After an ACLU report finding that Chicago's "stop and frisk" program just so happens to overtarget black folks, Chicago Police Department and ACLU agree to get an independent evaluation of said "stop and frisk" program. That's a good start; now we just have to get the police to do something with the information we already know they're going to get, rather than just shove it down the memory hole.
Jeb Bush's official campaign website accidentally (or perhaps "accidentally") puts up and then takes down attacks on Scott Walker and Marco Rubio. The attacks on Mr. Rubio compares him with Mr. Obama ho-hum (though citing Mr. Rubio's apparent missed votes might stick -- it sure stuck to John Kerry!). The attack on Scott Walker, however, is dead on, and worth repeating: "the only job Scott Walker cares about creating is his own." That's so good Mr. Walker's eventual Democratic opponent might steal it.
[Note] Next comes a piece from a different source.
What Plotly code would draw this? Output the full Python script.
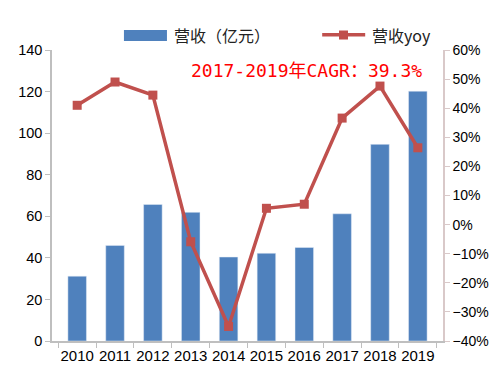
import plotly.graph_objects as go

years = ["2010", "2011", "2012", "2013", "2014", "2015", "2016", "2017", "2018", "2019"]
revenue = [31.2, 46.0, 65.7, 61.9, 40.4, 42.2, 45.0, 61.2, 94.6, 120.2]
yoy = [41.0, 49.0, 44.5, -5.9, -35.0, 5.6, 7.0, 36.6, 47.6, 26.4]
left_ticks = [0, 20, 40, 60, 80, 100, 120, 140]
right_ticks = [-40, -30, -20, -10, 0, 10, 20, 30, 40, 50, 60]
right_labels = [f"{v}%".replace("-", "\u2212") for v in right_ticks]

BAR = "#4F81BD"
LINE = "#C0504D"
FONT = "Liberation Sans, Arial, sans-serif"

fig = go.Figure()
fig.add_trace(go.Bar(x=years, y=revenue, name="营收（亿元）", marker_color=BAR,
                     width=0.49, yaxis="y", showlegend=False))
fig.add_trace(go.Scatter(x=years, y=yoy, name="营收yoy", mode="lines+markers",
                         line=dict(color=LINE, width=3.5),
                         marker=dict(symbol="square", size=9, color=LINE),
                         yaxis="y2", showlegend=False))

# manual legend (paper coordinates)
shapes = [
    dict(type="rect", xref="paper", yref="paper", x0=0.184, x1=0.294, y0=1.031, y1=1.069,
         fillcolor=BAR, line=dict(width=0)),
    dict(type="line", xref="paper", yref="paper", x0=0.691, x1=0.801, y0=1.052, y1=1.052,
         line=dict(color=LINE, width=3.5)),
    dict(type="rect", xref="paper", yref="paper", x0=0.734, x1=0.757, y0=1.036, y1=1.067,
         fillcolor=LINE, line=dict(width=0)),
]

fig.update_layout(
    width=497, height=375,
    margin=dict(l=52, r=54, t=50, b=34, autoexpand=False),
    plot_bgcolor="white", paper_bgcolor="white",
    font=dict(family=FONT, size=14, color="#000000"),
    showlegend=False,
    shapes=shapes,
    xaxis=dict(type="category", showline=True, linecolor="#BFBFBF", linewidth=1.5,
               ticks="outside", tickson="boundaries", ticklen=5, tickcolor="#BFBFBF",
               showgrid=False, tickangle=0, tickfont=dict(size=15)),
    yaxis=dict(range=[0, 140], tickvals=left_ticks, showline=True, linecolor="#BFBFBF",
               linewidth=1.5, ticks="outside", ticklen=5, tickcolor="#BFBFBF",
               showgrid=False, zeroline=False, tickfont=dict(size=14.5)),
    yaxis2=dict(range=[-40, 60], tickvals=right_ticks, ticktext=right_labels, overlaying="y",
                side="right", showline=True, linecolor="#D9C9C9", linewidth=1.5,
                ticks="outside", ticklen=5, tickcolor="#D9C9C9", showgrid=False,
                zeroline=False, tickfont=dict(size=14)),
    annotations=[
        dict(text="2017-2019年CAGR：39.3%", xref="paper", yref="paper",
             x=0.652, y=0.931, xanchor="center", yanchor="middle", showarrow=False,
             font=dict(family="DejaVu Sans Mono, Noto Sans CJK SC", size=18, color="#FF0000")),
        dict(text="营收（亿元）", xref="paper", yref="paper", x=0.307, y=1.052,
             xanchor="left", yanchor="middle", showarrow=False,
             font=dict(family="Noto Sans CJK SC", size=16, color="#222222")),
        dict(text="营收yoy", xref="paper", yref="paper", x=0.813, y=1.052,
             xanchor="left", yanchor="middle", showarrow=False,
             font=dict(family="Noto Sans CJK SC", size=16, color="#222222")),
    ],
)

fig.write_html("out.html", config={"displayModeBar": False},
               post_script="document.body.style.margin='0';")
Speaking of the worst human being in politics, Scott Walker says he didn't know until this week that he was the target of the now-closed John Doe probe that ended in 2013 with six convictions of Walker aides. The man who combines the political cunning of George W. Bush with the micromanaging skills of Karl Rove didn't know that? The hell he didn't.
Finally, Moody's Analytics, which has predicted the last nine Presidential elections correctly, says a Democrat will win the 2016 Presidential election -- by the not-very-mandatey margin of 270-268. Moody's did not predict that the "liberal" media would promptly use this result to tell the winner to "stick to the center," but I'll go out on a limb and predict it. (Moody's model, incidentally, has the Republicans taking Ohio, Florida, Colorado, and Nevada -- and still losing, as Democrats narrowly take Virginia, New Hampshire, and Iowa.)